[Figure scripts]
────────

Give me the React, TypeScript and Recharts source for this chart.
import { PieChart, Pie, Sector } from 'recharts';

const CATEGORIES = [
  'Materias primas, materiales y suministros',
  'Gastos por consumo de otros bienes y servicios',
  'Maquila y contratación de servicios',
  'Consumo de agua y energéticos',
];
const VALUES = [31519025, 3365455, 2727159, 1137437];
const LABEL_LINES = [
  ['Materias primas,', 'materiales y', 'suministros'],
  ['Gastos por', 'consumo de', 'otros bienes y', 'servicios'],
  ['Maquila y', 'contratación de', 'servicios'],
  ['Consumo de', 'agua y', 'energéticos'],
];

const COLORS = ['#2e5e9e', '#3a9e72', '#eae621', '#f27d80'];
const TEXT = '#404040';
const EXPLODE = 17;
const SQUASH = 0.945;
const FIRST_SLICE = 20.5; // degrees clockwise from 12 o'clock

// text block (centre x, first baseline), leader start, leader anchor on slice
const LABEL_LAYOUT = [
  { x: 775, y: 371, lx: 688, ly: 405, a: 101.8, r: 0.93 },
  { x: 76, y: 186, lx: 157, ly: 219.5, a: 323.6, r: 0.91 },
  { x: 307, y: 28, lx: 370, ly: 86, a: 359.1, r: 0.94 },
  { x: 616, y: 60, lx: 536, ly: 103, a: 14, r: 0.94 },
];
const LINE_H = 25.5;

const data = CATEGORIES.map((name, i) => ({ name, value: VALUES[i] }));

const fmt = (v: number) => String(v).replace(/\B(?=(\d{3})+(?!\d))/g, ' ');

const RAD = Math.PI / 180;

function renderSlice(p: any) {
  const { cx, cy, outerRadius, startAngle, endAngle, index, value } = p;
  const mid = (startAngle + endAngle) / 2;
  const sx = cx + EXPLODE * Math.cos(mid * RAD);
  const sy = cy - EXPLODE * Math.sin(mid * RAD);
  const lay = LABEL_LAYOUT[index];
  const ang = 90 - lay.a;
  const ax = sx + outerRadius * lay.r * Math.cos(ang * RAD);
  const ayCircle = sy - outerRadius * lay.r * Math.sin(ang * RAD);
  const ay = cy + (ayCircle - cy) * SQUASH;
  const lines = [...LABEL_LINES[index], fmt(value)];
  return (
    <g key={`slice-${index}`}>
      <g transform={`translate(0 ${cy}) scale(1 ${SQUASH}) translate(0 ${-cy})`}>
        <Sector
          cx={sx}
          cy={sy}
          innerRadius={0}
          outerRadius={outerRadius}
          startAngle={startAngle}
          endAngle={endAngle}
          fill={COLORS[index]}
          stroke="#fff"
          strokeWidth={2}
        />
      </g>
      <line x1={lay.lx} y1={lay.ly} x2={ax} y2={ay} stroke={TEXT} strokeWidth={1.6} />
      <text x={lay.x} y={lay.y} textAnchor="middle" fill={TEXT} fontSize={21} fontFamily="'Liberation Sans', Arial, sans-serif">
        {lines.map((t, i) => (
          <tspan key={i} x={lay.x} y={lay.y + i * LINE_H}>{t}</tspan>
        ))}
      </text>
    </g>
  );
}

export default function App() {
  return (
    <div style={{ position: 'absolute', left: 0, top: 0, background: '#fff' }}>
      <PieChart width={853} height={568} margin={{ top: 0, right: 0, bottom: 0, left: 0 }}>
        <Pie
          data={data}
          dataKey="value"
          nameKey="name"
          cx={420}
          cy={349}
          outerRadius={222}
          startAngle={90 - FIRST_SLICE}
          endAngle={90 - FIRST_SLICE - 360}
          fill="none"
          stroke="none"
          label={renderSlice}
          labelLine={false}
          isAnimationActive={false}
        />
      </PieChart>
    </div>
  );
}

────────

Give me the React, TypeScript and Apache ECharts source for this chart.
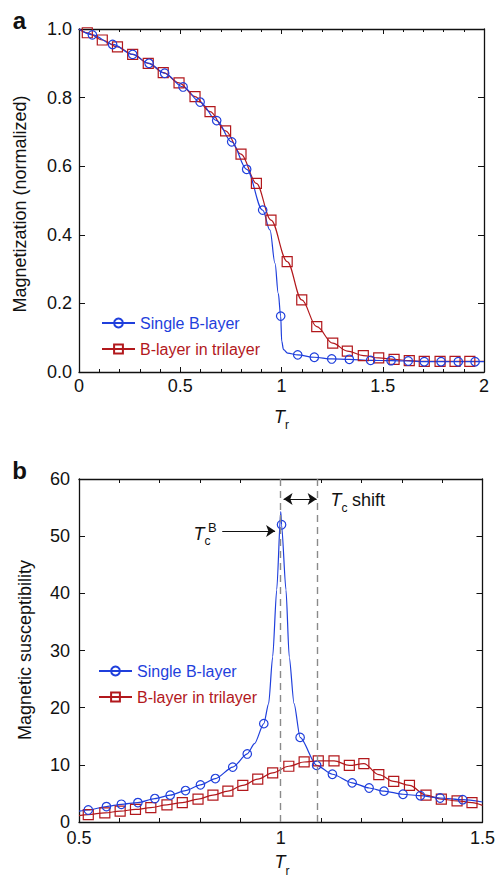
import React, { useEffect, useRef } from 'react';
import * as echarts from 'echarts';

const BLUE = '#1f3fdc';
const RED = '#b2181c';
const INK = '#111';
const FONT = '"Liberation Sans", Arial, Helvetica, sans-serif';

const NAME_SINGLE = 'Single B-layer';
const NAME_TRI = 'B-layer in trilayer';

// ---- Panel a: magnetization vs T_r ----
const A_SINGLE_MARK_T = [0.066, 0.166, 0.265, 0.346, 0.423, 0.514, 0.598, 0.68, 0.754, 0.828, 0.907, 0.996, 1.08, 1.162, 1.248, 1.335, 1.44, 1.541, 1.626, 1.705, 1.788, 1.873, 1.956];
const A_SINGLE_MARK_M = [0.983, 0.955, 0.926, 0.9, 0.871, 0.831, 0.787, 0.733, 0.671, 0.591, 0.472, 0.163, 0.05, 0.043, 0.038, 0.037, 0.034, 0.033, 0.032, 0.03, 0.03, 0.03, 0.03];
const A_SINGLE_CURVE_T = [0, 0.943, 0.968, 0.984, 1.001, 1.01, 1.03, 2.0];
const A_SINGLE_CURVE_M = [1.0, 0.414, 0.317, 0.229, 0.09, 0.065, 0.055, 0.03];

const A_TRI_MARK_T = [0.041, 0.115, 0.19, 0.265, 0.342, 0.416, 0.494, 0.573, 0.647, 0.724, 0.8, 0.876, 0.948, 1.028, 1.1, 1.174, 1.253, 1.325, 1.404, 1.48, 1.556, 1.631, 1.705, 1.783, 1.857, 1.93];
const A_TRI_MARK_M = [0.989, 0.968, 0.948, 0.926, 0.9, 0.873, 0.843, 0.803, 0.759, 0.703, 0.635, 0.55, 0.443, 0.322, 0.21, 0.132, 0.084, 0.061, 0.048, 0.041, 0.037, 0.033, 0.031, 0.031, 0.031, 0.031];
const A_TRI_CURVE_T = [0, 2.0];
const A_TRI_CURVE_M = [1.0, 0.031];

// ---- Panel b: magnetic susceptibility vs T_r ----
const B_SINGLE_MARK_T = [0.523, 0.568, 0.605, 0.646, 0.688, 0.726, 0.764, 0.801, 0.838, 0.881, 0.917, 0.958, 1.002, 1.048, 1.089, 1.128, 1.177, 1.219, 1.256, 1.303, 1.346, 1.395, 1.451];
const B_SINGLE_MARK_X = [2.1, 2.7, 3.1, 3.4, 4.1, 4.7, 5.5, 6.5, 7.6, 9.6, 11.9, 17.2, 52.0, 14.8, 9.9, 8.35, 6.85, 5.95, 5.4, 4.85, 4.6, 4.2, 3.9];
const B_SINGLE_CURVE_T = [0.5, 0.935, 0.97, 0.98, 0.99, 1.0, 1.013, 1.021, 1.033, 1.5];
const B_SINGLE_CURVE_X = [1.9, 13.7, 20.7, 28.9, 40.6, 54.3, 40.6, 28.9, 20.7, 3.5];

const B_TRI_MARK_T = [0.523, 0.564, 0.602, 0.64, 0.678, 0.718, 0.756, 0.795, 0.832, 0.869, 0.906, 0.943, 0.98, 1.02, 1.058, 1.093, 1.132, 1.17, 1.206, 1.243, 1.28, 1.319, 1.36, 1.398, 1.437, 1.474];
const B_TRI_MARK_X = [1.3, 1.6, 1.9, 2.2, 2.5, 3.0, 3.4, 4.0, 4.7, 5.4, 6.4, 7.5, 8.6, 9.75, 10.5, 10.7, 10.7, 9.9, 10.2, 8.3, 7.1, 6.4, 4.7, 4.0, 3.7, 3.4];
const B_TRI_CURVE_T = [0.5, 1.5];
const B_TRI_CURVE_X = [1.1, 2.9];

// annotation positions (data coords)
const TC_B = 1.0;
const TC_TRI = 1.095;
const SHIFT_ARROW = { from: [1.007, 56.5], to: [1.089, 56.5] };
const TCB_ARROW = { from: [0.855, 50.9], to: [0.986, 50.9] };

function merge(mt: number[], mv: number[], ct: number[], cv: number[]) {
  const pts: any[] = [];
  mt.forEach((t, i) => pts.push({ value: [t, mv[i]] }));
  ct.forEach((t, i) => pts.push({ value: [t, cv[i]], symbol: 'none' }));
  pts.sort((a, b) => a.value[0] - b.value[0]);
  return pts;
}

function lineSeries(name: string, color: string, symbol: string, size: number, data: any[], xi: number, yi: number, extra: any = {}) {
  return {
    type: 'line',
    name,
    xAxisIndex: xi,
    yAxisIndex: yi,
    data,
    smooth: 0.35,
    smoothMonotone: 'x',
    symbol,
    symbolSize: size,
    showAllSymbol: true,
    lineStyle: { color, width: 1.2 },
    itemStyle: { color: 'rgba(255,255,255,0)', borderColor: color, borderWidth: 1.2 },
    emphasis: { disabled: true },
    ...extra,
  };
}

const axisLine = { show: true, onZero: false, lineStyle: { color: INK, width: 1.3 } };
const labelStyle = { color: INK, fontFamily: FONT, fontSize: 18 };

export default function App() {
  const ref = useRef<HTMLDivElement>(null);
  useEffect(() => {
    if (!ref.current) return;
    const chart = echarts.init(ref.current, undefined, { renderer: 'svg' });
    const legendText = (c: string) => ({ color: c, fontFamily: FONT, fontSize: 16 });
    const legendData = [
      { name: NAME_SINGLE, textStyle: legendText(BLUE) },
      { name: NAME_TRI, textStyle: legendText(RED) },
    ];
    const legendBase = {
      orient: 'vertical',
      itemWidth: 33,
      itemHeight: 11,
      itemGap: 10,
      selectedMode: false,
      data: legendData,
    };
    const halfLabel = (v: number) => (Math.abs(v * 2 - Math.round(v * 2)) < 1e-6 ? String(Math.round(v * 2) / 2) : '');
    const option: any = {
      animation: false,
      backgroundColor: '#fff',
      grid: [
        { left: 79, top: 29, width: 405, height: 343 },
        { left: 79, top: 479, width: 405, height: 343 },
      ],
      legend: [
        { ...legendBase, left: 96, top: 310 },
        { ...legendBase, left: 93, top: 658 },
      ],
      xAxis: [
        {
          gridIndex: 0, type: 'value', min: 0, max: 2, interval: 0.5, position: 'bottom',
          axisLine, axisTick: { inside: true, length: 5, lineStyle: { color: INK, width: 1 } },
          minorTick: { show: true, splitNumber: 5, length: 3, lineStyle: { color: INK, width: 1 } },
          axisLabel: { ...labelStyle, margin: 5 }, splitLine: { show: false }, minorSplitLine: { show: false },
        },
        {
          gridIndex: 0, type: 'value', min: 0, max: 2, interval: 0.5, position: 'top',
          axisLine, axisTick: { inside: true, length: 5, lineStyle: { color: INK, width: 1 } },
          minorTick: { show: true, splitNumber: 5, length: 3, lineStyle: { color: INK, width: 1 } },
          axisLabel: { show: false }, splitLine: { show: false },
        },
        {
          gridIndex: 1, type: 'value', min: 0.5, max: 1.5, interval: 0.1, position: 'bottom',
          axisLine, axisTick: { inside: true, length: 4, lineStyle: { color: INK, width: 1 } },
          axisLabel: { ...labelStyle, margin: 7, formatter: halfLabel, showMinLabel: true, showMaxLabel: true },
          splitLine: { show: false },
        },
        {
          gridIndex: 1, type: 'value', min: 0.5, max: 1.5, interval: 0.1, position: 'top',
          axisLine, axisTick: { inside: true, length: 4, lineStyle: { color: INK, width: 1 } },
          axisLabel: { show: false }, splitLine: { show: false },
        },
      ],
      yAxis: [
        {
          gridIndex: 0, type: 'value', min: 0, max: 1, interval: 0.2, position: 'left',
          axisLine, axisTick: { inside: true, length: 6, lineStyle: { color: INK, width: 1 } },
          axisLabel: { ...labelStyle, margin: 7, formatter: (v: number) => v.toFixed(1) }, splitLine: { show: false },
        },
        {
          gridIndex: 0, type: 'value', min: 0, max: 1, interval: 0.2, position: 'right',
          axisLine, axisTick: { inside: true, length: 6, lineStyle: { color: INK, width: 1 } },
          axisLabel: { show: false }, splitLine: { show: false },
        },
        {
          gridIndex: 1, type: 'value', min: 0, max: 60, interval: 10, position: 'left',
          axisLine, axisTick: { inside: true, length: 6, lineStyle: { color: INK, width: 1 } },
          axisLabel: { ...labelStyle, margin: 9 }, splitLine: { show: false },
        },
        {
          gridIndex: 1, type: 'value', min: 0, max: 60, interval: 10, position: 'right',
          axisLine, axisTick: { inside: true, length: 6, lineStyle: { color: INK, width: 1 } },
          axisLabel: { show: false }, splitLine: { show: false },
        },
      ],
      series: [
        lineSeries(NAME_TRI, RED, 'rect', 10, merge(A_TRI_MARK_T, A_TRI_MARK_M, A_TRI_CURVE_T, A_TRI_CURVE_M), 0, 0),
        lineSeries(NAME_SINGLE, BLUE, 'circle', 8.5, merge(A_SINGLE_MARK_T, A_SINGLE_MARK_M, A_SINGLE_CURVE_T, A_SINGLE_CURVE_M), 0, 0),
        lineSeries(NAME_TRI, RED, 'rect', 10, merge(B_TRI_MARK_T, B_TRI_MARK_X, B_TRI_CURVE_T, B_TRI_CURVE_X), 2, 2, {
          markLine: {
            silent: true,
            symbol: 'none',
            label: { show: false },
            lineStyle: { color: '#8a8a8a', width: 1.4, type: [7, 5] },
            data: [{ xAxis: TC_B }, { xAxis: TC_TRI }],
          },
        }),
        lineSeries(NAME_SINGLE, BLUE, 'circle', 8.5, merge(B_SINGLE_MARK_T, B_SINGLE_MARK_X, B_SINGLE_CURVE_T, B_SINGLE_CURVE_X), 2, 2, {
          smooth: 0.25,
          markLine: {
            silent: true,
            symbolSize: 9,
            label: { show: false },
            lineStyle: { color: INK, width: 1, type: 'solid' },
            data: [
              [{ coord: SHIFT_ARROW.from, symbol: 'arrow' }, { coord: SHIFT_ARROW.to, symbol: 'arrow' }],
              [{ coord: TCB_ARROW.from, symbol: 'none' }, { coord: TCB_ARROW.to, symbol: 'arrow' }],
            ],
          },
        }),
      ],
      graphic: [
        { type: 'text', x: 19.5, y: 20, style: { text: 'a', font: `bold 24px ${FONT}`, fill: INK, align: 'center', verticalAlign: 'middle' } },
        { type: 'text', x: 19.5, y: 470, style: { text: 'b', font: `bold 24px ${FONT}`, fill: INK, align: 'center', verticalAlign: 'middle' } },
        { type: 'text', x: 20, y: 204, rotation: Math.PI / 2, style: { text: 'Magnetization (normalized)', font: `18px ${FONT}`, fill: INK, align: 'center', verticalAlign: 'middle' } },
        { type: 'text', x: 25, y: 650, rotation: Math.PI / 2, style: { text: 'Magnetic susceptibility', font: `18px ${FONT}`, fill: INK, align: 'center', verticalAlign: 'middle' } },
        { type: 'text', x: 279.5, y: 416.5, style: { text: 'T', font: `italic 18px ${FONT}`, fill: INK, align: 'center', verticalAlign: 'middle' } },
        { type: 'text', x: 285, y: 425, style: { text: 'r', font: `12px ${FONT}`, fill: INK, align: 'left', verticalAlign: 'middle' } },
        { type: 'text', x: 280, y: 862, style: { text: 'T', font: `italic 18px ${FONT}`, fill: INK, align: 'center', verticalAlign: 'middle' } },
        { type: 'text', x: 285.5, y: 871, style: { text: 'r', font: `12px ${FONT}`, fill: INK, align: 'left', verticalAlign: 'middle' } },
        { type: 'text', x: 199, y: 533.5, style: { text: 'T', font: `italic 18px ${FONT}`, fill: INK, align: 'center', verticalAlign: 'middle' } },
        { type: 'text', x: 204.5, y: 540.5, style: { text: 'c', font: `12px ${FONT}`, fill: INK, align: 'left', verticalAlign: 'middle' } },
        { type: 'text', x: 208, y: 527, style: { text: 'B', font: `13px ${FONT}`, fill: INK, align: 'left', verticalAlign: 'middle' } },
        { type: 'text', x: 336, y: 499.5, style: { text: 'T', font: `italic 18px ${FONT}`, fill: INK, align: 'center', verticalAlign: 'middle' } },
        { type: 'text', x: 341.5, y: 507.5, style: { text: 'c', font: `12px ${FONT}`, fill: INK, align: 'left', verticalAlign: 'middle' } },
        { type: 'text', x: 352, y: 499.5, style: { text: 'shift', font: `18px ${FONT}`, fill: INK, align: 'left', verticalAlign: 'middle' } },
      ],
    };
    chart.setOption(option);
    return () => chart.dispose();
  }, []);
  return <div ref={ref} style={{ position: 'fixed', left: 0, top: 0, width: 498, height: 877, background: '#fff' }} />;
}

────────

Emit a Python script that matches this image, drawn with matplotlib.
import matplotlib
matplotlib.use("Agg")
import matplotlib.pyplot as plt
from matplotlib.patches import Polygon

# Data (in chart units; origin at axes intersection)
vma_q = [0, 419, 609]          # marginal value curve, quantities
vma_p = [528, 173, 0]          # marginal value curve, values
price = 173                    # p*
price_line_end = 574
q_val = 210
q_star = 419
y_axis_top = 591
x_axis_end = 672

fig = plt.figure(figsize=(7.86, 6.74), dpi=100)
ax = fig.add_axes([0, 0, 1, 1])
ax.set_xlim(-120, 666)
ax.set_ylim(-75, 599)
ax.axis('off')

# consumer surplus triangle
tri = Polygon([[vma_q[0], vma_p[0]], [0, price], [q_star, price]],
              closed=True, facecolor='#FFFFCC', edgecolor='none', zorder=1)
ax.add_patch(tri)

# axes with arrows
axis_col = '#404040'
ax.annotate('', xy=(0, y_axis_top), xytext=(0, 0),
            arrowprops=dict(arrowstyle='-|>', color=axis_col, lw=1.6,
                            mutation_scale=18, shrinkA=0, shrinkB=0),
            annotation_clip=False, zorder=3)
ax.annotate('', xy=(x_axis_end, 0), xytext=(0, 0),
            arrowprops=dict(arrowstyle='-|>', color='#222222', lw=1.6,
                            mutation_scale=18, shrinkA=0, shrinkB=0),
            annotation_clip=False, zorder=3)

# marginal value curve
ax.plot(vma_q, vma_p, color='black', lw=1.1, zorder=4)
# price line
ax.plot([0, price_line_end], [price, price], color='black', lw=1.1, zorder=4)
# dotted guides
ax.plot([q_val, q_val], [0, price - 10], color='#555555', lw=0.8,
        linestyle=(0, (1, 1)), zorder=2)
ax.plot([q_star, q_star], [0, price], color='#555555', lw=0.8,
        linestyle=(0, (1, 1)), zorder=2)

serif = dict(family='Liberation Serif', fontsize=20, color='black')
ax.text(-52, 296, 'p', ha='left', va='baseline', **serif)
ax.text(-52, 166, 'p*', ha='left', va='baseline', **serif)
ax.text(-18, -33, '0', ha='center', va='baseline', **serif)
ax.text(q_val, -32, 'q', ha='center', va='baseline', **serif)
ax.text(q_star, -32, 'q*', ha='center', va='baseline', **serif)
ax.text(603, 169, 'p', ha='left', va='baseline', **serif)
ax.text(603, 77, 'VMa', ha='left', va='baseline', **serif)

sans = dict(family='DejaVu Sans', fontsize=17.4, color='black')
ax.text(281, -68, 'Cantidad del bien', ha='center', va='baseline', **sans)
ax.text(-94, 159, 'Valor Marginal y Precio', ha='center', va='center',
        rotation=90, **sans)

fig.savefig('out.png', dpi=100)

────────

• _Exercise directions_:
Exactly and only the lines from the line with "Give me the React, TypeScript and Apache" to the line with "0.065, 0.055, 0.03];", both ends included, should be echoed. Do not carry over the pictures.

• _Exercise answer_:
Give me the React, TypeScript and Apache ECharts source for this chart.
import React, { useEffect, useRef } from 'react';
import * as echarts from 'echarts';

const BLUE = '#1f3fdc';
const RED = '#b2181c';
const INK = '#111';
const FONT = '"Liberation Sans", Arial, Helvetica, sans-serif';

const NAME_SINGLE = 'Single B-layer';
const NAME_TRI = 'B-layer in trilayer';

// ---- Panel a: magnetization vs T_r ----
const A_SINGLE_MARK_T = [0.066, 0.166, 0.265, 0.346, 0.423, 0.514, 0.598, 0.68, 0.754, 0.828, 0.907, 0.996, 1.08, 1.162, 1.248, 1.335, 1.44, 1.541, 1.626, 1.705, 1.788, 1.873, 1.956];
const A_SINGLE_MARK_M = [0.983, 0.955, 0.926, 0.9, 0.871, 0.831, 0.787, 0.733, 0.671, 0.591, 0.472, 0.163, 0.05, 0.043, 0.038, 0.037, 0.034, 0.033, 0.032, 0.03, 0.03, 0.03, 0.03];
const A_SINGLE_CURVE_T = [0, 0.943, 0.968, 0.984, 1.001, 1.01, 1.03, 2.0];
const A_SINGLE_CURVE_M = [1.0, 0.414, 0.317, 0.229, 0.09, 0.065, 0.055, 0.03];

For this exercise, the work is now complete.